Of course, as I've mentioned, HDDs and SSDs are designed to cope with normal use and rapidly changing data used in caches. Yes they can still wear out, hence why there are enterprise grade disks used in servers - usually in RAID configurations - that can cope with higher than average usage, plus RAID provides some redundancy allowing failed disks to be hot-swap (ie, replaced while the server is still running) without the loss of any data or the need for restoring from backups.
But let's get back to consumer products. Virtual memory (or swap files) was designed because of (1) the RAM limitations of computers, due to cost and design; and (2) pre-emptive virtual concurrency used in operating systems that swaps out one process to replace it with another; why should RAM be reserved for a suspended process when another desparate needs it?

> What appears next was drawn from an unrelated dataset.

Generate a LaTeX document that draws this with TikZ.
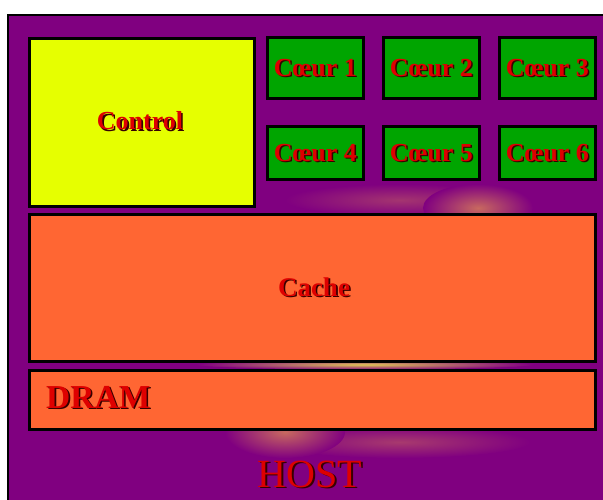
\documentclass[tikz,border=0pt]{standalone}
\usepackage{fontspec}
\setmainfont{Liberation Serif}
\definecolor{hostpurple}{RGB}{128,0,128}
\definecolor{ctrlyellow}{RGB}{230,255,0}
\definecolor{coregreen}{RGB}{0,165,0}
\definecolor{memorange}{RGB}{255,102,51}
\definecolor{labelred}{RGB}{222,0,0}
\definecolor{labelshadow}{RGB}{55,0,0}
\definecolor{glowpink}{RGB}{200,105,95}
\definecolor{glowyellow}{RGB}{225,200,85}

\newcommand\shadowlabel[4]{% name, position, style, text
  \node[#3, text=labelshadow, xshift=1.6pt, yshift=-1.6pt] (#1-s) at (#2) {#4};
  \node[#3, text=labelred] (#1) at (#2) {#4};}

\begin{document}
\begin{tikzpicture}[x=1pt, y=-1pt,
    unit/.style={draw=black, line width=2.6pt, inner sep=0pt, anchor=north west},
    corebox/.style={unit, fill=coregreen, minimum width=96pt},
    corefont/.style={inner sep=0pt, font=\fontsize{26}{30}\selectfont\bfseries},
    bigfont/.style={inner sep=0pt, font=\fontsize{27}{31}\selectfont\bfseries},
    dramfont/.style={inner sep=0pt, anchor=west, font=\fontsize{33.5}{38}\selectfont\bfseries},
    hostfont/.style={inner sep=0pt, font=\fontsize{40}{44}\selectfont}]
  \clip (0,0) rectangle (603,499);
  \fill[white] (0,0) rectangle (603,499);

  % host package
  \draw[fill=hostpurple, line width=2.4pt] (8,15) rectangle (630,530);

  % soft glows on the package surface
  \shade[inner color=glowpink!55!hostpurple, outer color=hostpurple] (400,442) ellipse [x radius=130pt, y radius=16pt];
  \shade[inner color=glowpink, outer color=hostpurple] (285,432) ellipse [x radius=60pt, y radius=26pt];
  \shade[inner color=glowpink!50!hostpurple, outer color=hostpurple] (400,200) ellipse [x radius=115pt, y radius=16pt];
  \shade[inner color=glowpink, outer color=hostpurple] (478,208) ellipse [x radius=55pt, y radius=24pt];
  \shade[inner color=glowyellow, outer color=hostpurple] (365,364.5) ellipse [x radius=170pt, y radius=5pt];

  % blocks
  \node[unit, fill=ctrlyellow, minimum width=225pt, minimum height=168pt] (ctrl) at (28,37) {};
  \node[corebox, minimum height=61pt] (c1) at (266,36) {};
  \node[corebox, minimum height=61pt] (c2) at (382,36) {};
  \node[corebox, minimum height=61pt] (c3) at (498,36) {};
  \node[corebox, minimum height=53pt] (c4) at (266,125) {};
  \node[corebox, minimum height=53pt] (c5) at (382,125) {};
  \node[corebox, minimum height=53pt] (c6) at (498,125) {};
  \node[unit, fill=memorange, minimum width=566pt, minimum height=147pt] (cache) at (28,213) {};
  \node[unit, fill=memorange, minimum width=566pt, minimum height=59pt] (dram) at (28,369) {};

  % labels
  \shadowlabel{ctrl-t}{140,121}{corefont}{Control}
  \shadowlabel{c1-t}{c1.center}{corefont}{Cœur 1}
  \shadowlabel{c2-t}{c2.center}{corefont}{Cœur 2}
  \shadowlabel{c3-t}{c3.center}{corefont}{Cœur 3}
  \shadowlabel{c4-t}{c4.center}{corefont}{Cœur 4}
  \shadowlabel{c5-t}{c5.center}{corefont}{Cœur 5}
  \shadowlabel{c6-t}{c6.center}{corefont}{Cœur 6}
  \shadowlabel{cache-t}{314,287}{bigfont}{Cache}
  \shadowlabel{dram-t}{46,397}{dramfont}{DRAM}
  \shadowlabel{host-t}{310,474}{hostfont}{HOST}
\end{tikzpicture}
\end{document}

But this is a history lesson, times have changed. RAM is no longer expensive and computers are designed to use larger amounts, so, why do we need virtual memory? The answer - which I think you have confirmed empirically - is we don't! Provide a computer with enough memory and it won't have to swap pages between physical RAM and virtual memory.
The nature of multi-core multi-threaded CPUs have probably changed this as well. Of course virtual concurrency still exists, with processes being swapped out when they required or are waiting for something else, such as the hard disk or another peripheral or interface, to make way for others. But now we have real concurrency; dual core, quad core - even six core machines (should that be sex core?), together with hyper-threading and multiple CPUs, the number of simultaneous threads could be 12 or more, which means processes are swapped out less and real RAM is always in use, so swapping out pages of RAM to virtual memory should also occur less. Replacing HDs with SSDs, and USB 2.0/Firewire 800 with USB 3.0/Thunderbolt reduces delays and reason for swapping out threads is less. Of course there are still reasons why we do need to swap out processes, mainly because we don't have CPUs with 100 cores (yet). A modern OS may have 100 different processes, some with more than one thread, and so swapping processes will still be required, but swapping of their associated memory is probably not required, however this will depend on the actual processes or applications you try to use simultaneously. Nevertheless there are only so many apps you can actively use at once, and only so much RAM they can use in total, and, since these are finite, there will always be a finite about of RAM that will provide enough for the applications to operate without the use of virtual memory.
The other point is, despite the speed of SSDs/flash compared with HDDs, RAM will always be faster. So, as long as you have enough RAM and use the appropriate combination of apps for it, you will have a faster more reliable machine.